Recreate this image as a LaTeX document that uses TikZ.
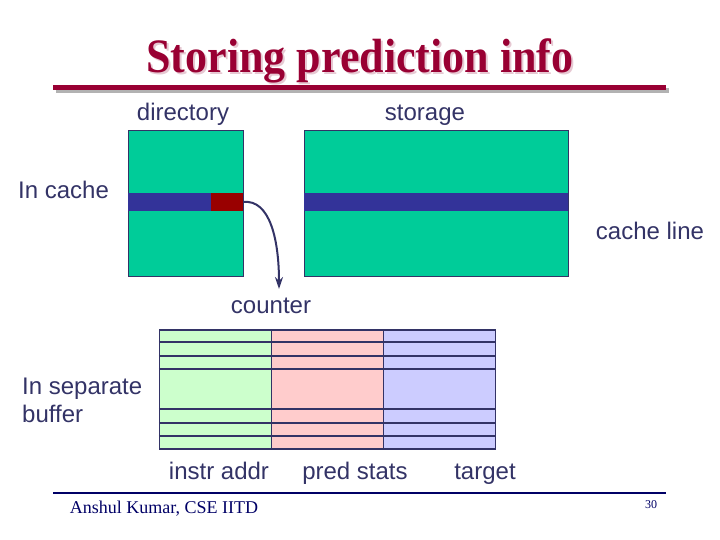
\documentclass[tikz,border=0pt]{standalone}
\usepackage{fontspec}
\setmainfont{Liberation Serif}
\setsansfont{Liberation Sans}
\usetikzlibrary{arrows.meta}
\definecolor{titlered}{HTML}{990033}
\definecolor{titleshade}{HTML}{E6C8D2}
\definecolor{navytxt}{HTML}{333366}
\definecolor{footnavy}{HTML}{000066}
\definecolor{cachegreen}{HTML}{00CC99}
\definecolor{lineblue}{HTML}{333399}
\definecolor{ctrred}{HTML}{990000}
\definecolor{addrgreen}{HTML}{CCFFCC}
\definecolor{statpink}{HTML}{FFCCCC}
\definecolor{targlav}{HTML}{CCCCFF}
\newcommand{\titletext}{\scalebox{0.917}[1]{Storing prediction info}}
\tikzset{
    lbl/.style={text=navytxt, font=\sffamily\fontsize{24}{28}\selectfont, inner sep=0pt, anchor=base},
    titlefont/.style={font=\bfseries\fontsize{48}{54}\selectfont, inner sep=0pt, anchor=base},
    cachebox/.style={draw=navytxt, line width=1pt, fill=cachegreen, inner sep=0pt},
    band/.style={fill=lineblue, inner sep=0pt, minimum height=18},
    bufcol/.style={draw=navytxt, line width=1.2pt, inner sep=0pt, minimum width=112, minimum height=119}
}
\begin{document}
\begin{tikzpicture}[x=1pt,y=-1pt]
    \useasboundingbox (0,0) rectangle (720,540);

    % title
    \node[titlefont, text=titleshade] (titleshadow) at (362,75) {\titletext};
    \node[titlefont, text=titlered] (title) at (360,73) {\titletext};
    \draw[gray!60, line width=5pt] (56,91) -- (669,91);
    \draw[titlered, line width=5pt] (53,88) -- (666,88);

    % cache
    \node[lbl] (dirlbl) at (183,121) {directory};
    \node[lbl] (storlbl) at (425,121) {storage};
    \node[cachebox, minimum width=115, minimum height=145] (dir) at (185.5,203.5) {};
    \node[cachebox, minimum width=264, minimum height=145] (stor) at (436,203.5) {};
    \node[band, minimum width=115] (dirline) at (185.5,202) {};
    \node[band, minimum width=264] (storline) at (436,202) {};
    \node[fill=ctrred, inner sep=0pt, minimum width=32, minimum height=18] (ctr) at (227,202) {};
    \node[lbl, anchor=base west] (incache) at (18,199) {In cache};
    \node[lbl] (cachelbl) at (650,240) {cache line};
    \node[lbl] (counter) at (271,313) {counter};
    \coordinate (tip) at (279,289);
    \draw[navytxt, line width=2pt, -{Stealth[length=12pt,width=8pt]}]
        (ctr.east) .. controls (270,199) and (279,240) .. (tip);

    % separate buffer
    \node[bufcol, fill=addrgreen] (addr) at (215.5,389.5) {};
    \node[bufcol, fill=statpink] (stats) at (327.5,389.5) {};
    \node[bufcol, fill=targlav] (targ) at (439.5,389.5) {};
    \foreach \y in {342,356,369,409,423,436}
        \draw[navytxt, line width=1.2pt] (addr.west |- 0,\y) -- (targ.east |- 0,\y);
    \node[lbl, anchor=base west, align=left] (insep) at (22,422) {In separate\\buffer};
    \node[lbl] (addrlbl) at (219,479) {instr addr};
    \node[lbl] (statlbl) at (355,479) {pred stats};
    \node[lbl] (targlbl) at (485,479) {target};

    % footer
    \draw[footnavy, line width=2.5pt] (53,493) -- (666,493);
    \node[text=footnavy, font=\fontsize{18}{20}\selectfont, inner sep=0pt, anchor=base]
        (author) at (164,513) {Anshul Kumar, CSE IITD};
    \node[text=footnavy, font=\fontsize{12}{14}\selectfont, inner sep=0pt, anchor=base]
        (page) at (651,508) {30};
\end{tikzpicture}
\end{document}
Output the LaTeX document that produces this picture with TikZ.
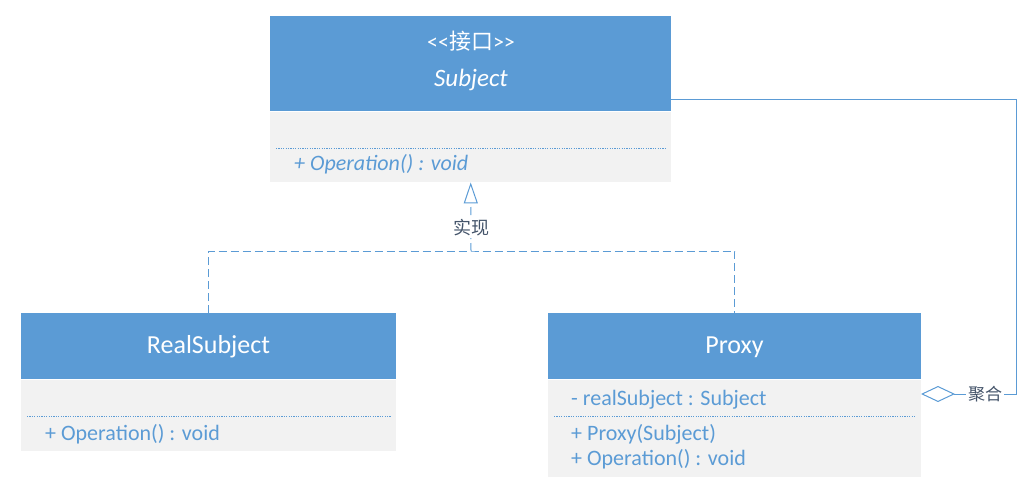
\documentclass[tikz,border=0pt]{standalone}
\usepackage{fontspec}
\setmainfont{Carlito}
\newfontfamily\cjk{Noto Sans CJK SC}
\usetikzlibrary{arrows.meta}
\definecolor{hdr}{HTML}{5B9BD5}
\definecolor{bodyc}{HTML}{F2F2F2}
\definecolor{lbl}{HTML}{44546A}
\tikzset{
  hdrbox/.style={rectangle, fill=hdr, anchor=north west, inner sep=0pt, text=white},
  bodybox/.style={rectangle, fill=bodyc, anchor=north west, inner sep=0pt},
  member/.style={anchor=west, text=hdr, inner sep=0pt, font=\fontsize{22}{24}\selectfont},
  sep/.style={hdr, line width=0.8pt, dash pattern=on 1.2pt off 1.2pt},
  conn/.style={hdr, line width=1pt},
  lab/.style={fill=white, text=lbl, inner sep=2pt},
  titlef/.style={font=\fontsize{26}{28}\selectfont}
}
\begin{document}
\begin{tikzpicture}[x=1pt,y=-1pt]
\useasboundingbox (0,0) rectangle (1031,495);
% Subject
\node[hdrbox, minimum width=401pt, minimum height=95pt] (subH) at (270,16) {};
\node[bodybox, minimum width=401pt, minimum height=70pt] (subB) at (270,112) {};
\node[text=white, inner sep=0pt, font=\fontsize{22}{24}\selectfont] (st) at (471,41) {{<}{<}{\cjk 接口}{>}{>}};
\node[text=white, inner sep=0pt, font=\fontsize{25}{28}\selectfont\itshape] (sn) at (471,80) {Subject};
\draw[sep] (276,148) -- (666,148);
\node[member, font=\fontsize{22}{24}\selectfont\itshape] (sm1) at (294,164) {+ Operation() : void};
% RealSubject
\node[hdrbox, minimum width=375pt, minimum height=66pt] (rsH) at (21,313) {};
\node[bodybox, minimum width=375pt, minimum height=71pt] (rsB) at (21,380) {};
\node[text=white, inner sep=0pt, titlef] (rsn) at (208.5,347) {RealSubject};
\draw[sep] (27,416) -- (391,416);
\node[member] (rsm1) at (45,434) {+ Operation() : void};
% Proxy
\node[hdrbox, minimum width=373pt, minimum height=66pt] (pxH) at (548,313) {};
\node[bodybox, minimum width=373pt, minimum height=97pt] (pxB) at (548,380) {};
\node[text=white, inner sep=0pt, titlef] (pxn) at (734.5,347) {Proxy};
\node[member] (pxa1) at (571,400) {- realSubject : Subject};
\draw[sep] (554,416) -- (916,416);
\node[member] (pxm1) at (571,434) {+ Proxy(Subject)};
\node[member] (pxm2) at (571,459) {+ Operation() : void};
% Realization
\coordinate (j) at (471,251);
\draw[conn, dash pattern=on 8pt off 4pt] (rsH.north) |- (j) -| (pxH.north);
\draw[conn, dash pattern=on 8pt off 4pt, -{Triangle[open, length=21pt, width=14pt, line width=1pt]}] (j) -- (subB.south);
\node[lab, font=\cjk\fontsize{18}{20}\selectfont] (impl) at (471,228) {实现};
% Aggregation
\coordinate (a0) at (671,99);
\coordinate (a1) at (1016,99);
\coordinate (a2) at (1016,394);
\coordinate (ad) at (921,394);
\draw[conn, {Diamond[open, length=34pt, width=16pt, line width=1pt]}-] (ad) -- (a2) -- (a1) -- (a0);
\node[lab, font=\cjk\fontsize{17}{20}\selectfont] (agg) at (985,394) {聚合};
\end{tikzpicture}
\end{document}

*****

### REQUIREMENT
Which lines hold the string "that"? Copy all of them from the data above.

### OUTPUT FOR THIS EXERCISE
Recreate this image as a LaTeX document that uses TikZ.
Output the LaTeX document that produces this picture with TikZ.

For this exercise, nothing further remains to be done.